Husband and Wives (Woody Allen, 1992)Woody Allen is married to Mia Farrow. Judy Davis is married to Sydney Pollack. They're all best friends. Heading out to dinner one night, Davis and Pollack casually announce that they're separating. Allen and Farrow are all, "Whaa?" Then everyone takes a long, hard look at themselves. The end.
Husbands and Wives does not open well. For one thing, the arc of the film is disappointingly obvious from the start (
Pollack and Davis end up back together; Allen and Farrow drift apart). Worse than that, the film is so anxious to demonstrate that it's going for a documentary style that it completely oversells the idea. Carlo Di Palma's jittery camera careens about so amateurishly in the first scene as to be absurd. There's zero realism to the photorealism, and it's really off-putting.
The cinematography settles down as the film progresses, but the nonfiction trappings rarely rise above the level of a half-baked conceit. The film does use one aspect of the style to real advantage, though: The one-on-one interviews with the characters are generally excellent. Allen writes a very good monologue, and the actors here make the most of these scenes. I especially enjoyed Benno Schmidt's seemingly incongruous appearances as the ex-husband of Farrow's character. Very nice contrast, there.
I glanced at a few reviews that lumped the film's editing together negatively with the film's camerawork. I totally disagree with that. Susan Morse's cutting was a huge asset here, with most every jump-cut being well-timed and good for either a smile or a key dramatic emphasis. The transitions in and out of the interviews are great, and the film flows nicely overall, despite a couple fat scenes here and there.
On the whole, though, the film was just so-so for me. Not many bad scenes, but not many great scenes. Some nicely observed writing, but also some overly broad writing. I did make it through the whole film without once thinking of Soon-yi Previn, however, so I'm grateful to myself for that.
Fast, Cheap & Out of Control (Errol Morris, 1997)Clowns? I had no idea I was signing up for clowns. Wtf, why didn't someone warn me? I thought we were friends.

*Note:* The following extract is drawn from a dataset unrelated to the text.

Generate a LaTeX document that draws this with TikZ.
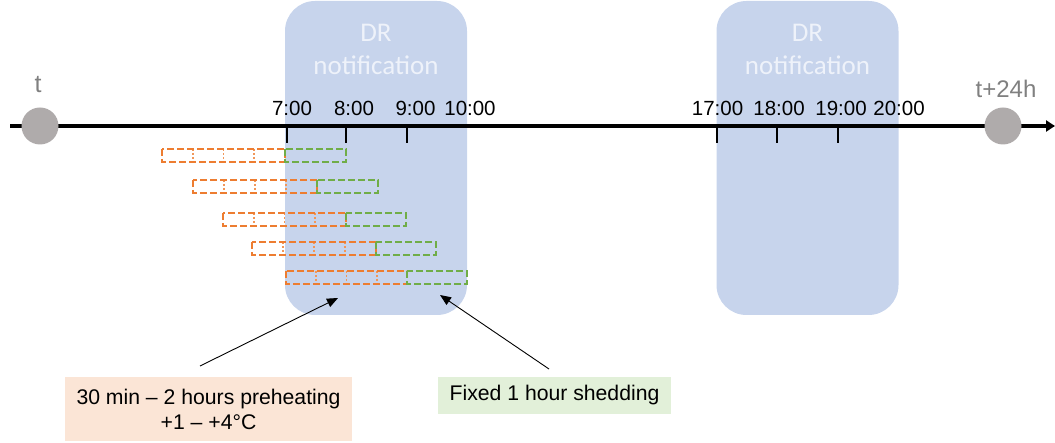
\documentclass[tikz,border=0pt]{standalone}
\usepackage{fontspec}
\setmainfont{Liberation Sans}
\newfontfamily\calib{Carlito}
\usetikzlibrary{arrows.meta}
\definecolor{drblue}{RGB}{199,212,236}
\definecolor{drtext}{RGB}{238,242,250}
\definecolor{circgray}{RGB}{175,171,171}
\definecolor{lblgray}{RGB}{128,128,128}
\definecolor{orng}{RGB}{237,125,49}
\definecolor{grn}{RGB}{112,173,71}
\definecolor{orfill}{RGB}{251,229,214}
\definecolor{grfill}{RGB}{226,240,217}
\tikzset{
  drbox/.style={fill=drblue, draw=none, rounded corners=30pt, minimum width=182pt, minimum height=314pt, inner sep=0pt, outer sep=0pt},
  drlabel/.style={text=drtext, font=\calib\fontsize{27}{33}\selectfont, anchor=base, inner sep=0pt},
  axisline/.style={line width=3.2pt, -{Triangle[length=9pt,width=11pt]}},
  tickline/.style={line width=2.3pt},
  timelbl/.style={font=\fontsize{20.5}{24}\selectfont, anchor=base, inner sep=0pt},
  circ/.style={circle, fill=circgray, draw=none, minimum size=37pt, inner sep=0pt},
  glabel/.style={text=lblgray, anchor=base, inner sep=0pt},
  orbox/.style={draw=orng, line width=2.2pt, dash pattern=on 7pt off 3pt},
  grbox/.style={draw=grn, line width=2.2pt, dash pattern=on 7pt off 3pt},
  divider/.style={draw=orng!80, line width=1.6pt, dash pattern=on 2pt off 2pt},
  pointer/.style={line width=0.9pt, -{Triangle[length=11pt,width=9pt]}},
  orlabel/.style={fill=orfill, minimum width=287pt, minimum height=64pt, align=center, font=\fontsize{21.2}{25}\selectfont, inner sep=0pt},
  grlabel/.style={fill=grfill, minimum width=233pt, minimum height=37pt, align=center, font=\fontsize{21.2}{25}\selectfont, inner sep=0pt},
}
\begin{document}
\begin{tikzpicture}[x=1pt,y=-1pt]
\useasboundingbox (0,0) rectangle (1055,443);
% DR notification windows
\node[drbox] (dr1) at (376,158) {};
\node[drbox] (dr2) at (807.5,158) {};
\node[drlabel] (dr1a) at (376,42) {DR};
\node[drlabel] (dr1b) at (376,75) {notification};
\node[drlabel] (dr2a) at (807.5,42) {DR};
\node[drlabel] (dr2b) at (807.5,75) {notification};
% axis
\coordinate (axs) at (10,126);
\coordinate (axe) at (1055,126);
\draw[axisline] (axs) -- (axe);
\node[circ] (t0) at (40,126) {};
\node[circ] (t24) at (1003,126) {};
\node[glabel, font=\fontsize{25}{30}\selectfont] (tl) at (38,93) {t};
\node[glabel, font=\fontsize{24}{28}\selectfont] (t24l) at (1006,98) {t+24h};
% ticks
\foreach \x/\n in {287/k7, 346/k8, 407/k9, 717/k17, 777/k18, 838/k19}
  \draw[tickline] (\x,126) -- (\x,143);
\node[timelbl] (l7) at (292,116) {7:00};
\node[timelbl] (l8) at (354,116) {8:00};
\node[timelbl] (l9) at (415.5,116) {9:00};
\node[timelbl] (l10) at (470,116) {10:00};
\node[timelbl] (l17) at (717.5,116) {17:00};
\node[timelbl] (l18) at (779,116) {18:00};
\node[timelbl] (l19) at (841,116) {19:00};
\node[timelbl] (l20) at (899,116) {20:00};
% preheating and shedding bars
\foreach \a/\b/\c/\y in {162/285/346/149, 193/317/378/180, 223/346/406/213, 252/376/436/242, 286/407/467/271} {
  \foreach \k in {1,2,3}
    \draw[divider] ({\a+\k*(\b-\a)/4},\y) -- ({\a+\k*(\b-\a)/4},\y+13);
  \draw[orbox] (\a,\y) rectangle (\b,\y+13);
  \draw[grbox] (\b,\y) rectangle (\c,\y+13);
}
% labels and pointers
\node[orlabel] (lab1) at (208.5,409) {30 min -- 2 hours preheating\\+1 -- +4°C};
\node[grlabel] (lab2) at (554.5,395.5) {Fixed 1 hour shedding};
\coordinate (s1) at (200,366);
\coordinate (p1) at (338,298);
\coordinate (s2) at (549,369);
\coordinate (p2) at (440,295);
\draw[pointer] (s1) -- (p1);
\draw[pointer] (s2) -- (p2);
\end{tikzpicture}
\end{document}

It's hard for me to remember what else this film was about. Those brief moments of clown terror really overshadow everything. Wait, it's coming back to me. There was a wild animal trainer and a robot scientist and a topiary gardener and a mole-rat expert. They said stuff into the camera. Then there was a bunch of pretty (terrifying) circus B-roll shot by the awesome Robert Richardson. Oh, and there were fantastic excerpts from some ridiculous old movie serials produced by Republic and Universal Studios. And the music, I can't forget the music — a relentless, propulsively meditative score by Caleb Sampson.
Those were all the elements, I think. Then some noble editors mixed them all together and a documentary was born. And that resulting film is never boring. There's always something interesting going on, either visually, sonically, or philosophically. In a way, though, it's the kind of film where you get out whatever you yourself put in. Morris makes a few loose connections here and there, but you could write fifty different papers about the "core idea" of the film — personal obsession, God in the modern world, man vs. nature, evolution, etc. — and all fifty could be perfectly valid.
That's not a criticism, by the way. I dig that sort of thing. It's sort of the documentary equivalent of a film like
Mulholland Dr — you don't have to 'get' it, you can just enjoy letting it wash over you. And that's pretty much how I viewed
Fast, Cheap & Out of Control. About half way through, I gave up trying to tease out a thesis and just savored the individual elements. I would have preferred to have a few more personal epiphanies, but I didn't let their absence discourage me too much.
Glancing at reviews, I saw some suggestion that Morris is making fun of his characters. I didn't see that at all. However, I should say something more negative here because I haven't made it clear that I was actually kind of disappointed in the film. Was it just the clowns? No, there was something else... Well, I guess it all goes back to the idea that the film never quite coheres, except tonally. And Morris never quite gets as much out of the topiary gardener and the mole-rat expert as he does the robot scientist and the wild animal trainer. That's understandable, in a way — robots and the big top are much more interesting, visually, than static topiary bushes and ugly rodents scurrying through plastic tubes — but it's one more aspect that keeps the film from feeling fully formed.
Verdict: Husbands and Wives ekes out a B-, while
Fast, Cheap & Out of Control nets a strong B with good potential for improvement on a second viewing. And another documentary moves on to round two.